We bring up spot instances all the time with EMR as additional compute capacity, and we're okay with these instances possibly going away because we use HDFS very little. Instead, we store almost everything on S3.

Evbn · on Oct 17, 2012

Why are your jobs 12-48hr? Allocate more worker hosts during job runs.

wanghq · on Oct 17, 2012

"Master Data Collection Service. A very simple REST service accepts GET and POST requests with key/value pairs. ... we then front end the service with Passenger Fusion and Apache httpd. This service requires great attention, as it’s the likeliest bottleneck in the whole architecture." Seems this can be replaced by DynamoDB.

luckyoyster · on Oct 18, 2012

Thanks for all the commentary. We're planning on presenting this work at reInvent with the folks from Common Crawl, and also releasing sample code to github. For those who haven't yet tried spot instances, or looked into the Common Crawl data set, we highly recommend them!

amalag · on Oct 17, 2012

What about using elastic map reduce with spot instances instead of a custom job queue. Hadoop seems to do this for us and supports the arc format as an inputformat.

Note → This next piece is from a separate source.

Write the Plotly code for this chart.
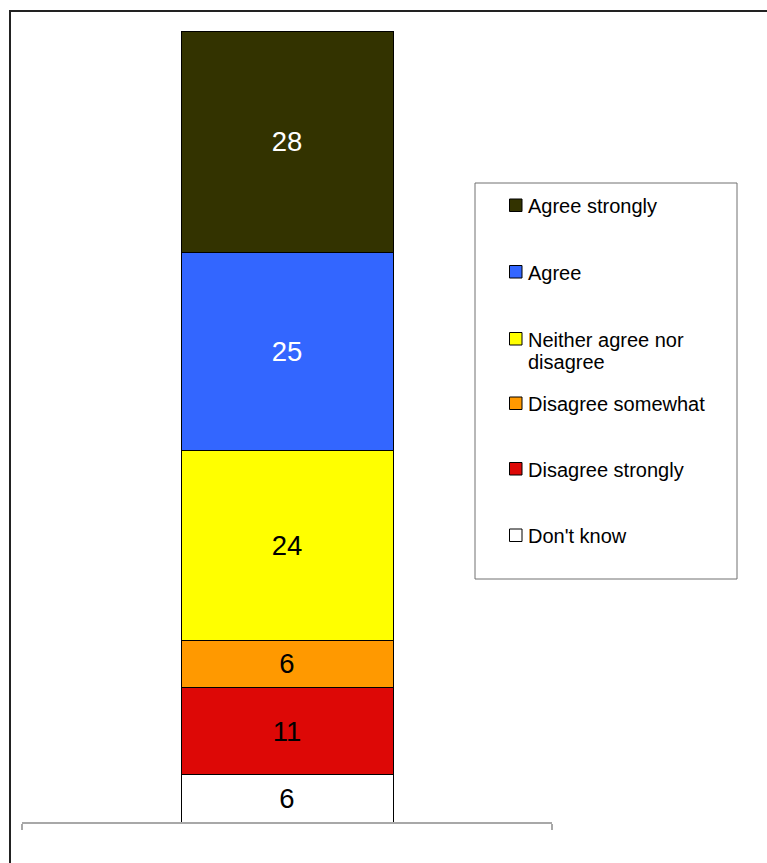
import plotly.graph_objects as go

# ---- data ----
categories = ["All"]
series_names = ["Don't know", "Disagree strongly", "Disagree somewhat",
                "Neither agree nor disagree", "Agree", "Agree strongly"]
series_values = [6, 11, 6, 24, 25, 28]
series_colors = ["#FFFFFF", "#DD0806", "#FF9900", "#FFFF00", "#3366FF", "#333300"]
label_colors = ["#000000", "#000000", "#000000", "#000000", "#FFFFFF", "#FFFFFF"]
legend_order = ["Agree strongly", "Agree", "Neither agree nor<br>disagree",
                "Disagree somewhat", "Disagree strongly", "Don't know"]
legend_colors = ["#333300", "#3366FF", "#FFFF00", "#FF9900", "#DD0806", "#FFFFFF"]

W, H = 767, 863
L, R, T, B = 22, 552, 31, 822  # plot area in pixels

def px(x):
    return (x - L) / (R - L)

def py(y):
    return (B - y) / (B - T)

FONT = "Liberation Sans, Arial, sans-serif"

fig = go.Figure()
for name, val, col, lc in zip(series_names, series_values, series_colors, label_colors):
    fig.add_trace(go.Bar(
        x=categories, y=[val], name=name,
        marker=dict(color=col, line=dict(color="#000000", width=1)),
        width=0.4,
        text=[str(val)], textposition="inside", insidetextanchor="middle",
        textangle=0, constraintext="none",
        textfont=dict(family=FONT, size=27.5, color=lc),
        showlegend=False, hoverinfo="skip",
    ))

shapes = []
annotations = []
# outer border
shapes.append(dict(type="rect", xref="paper", yref="paper",
                   x0=px(10), x1=px(800), y0=py(900), y1=py(11),
                   line=dict(color="#222222", width=2), fillcolor="rgba(0,0,0,0)"))
# legend box
shapes.append(dict(type="rect", xref="paper", yref="paper",
                   x0=px(475), x1=px(737), y0=py(579), y1=py(183),
                   line=dict(color="#707070", width=1), fillcolor="#FFFFFF"))
row_y = [205, 271.5, 338.5, 403, 468.5, 535]
for name, col, yc in zip(legend_order, legend_colors, row_y):
    shapes.append(dict(type="rect", xref="paper", yref="paper",
                       x0=px(509.5), x1=px(522), y0=py(yc + 6.5), y1=py(yc - 6),
                       line=dict(color="#000000", width=1), fillcolor=col))
    lines = name.split("<br>")
    for i, ln in enumerate(lines):
        annotations.append(dict(xref="paper", yref="paper", x=px(526), y=py(yc + 1 + i * 22),
                                text=ln, showarrow=False, xanchor="left", yanchor="middle",
                                font=dict(family=FONT, size=20, color="#000000")))

fig.update_layout(
    width=W, height=H,
    margin=dict(l=L, r=W - R, t=T, b=H - B),
    barmode="stack",
    paper_bgcolor="#FFFFFF", plot_bgcolor="#FFFFFF",
    xaxis=dict(type="category", range=[-0.5, 0.5], showline=True, linecolor="#A8A8A8",
               linewidth=2, ticks="outside", tickson="boundaries", ticklen=6,
               tickcolor="#A8A8A8", tickwidth=1.5, showticklabels=False, showgrid=False,
               zeroline=False),
    yaxis=dict(range=[0, 100], visible=False),
    shapes=shapes, annotations=annotations,
    showlegend=False,
)

fig.write_html("out.html")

jeffbarr · on Oct 17, 2012

You can do that with ease. Here's my blog post:

http://aws.typepad.com/aws/2011/08/run-amazon-elastic-mapred...

amalag · on Oct 18, 2012

Yes I was wondering why the author implemented his own queuing mechanism instead of just using hadoop via EMR.

zerop · on Oct 17, 2012

I want to use common crawl to periodically fetch crawled data for some of the sites. How frequently does common crawl updates its data set. Does it crawl all sites?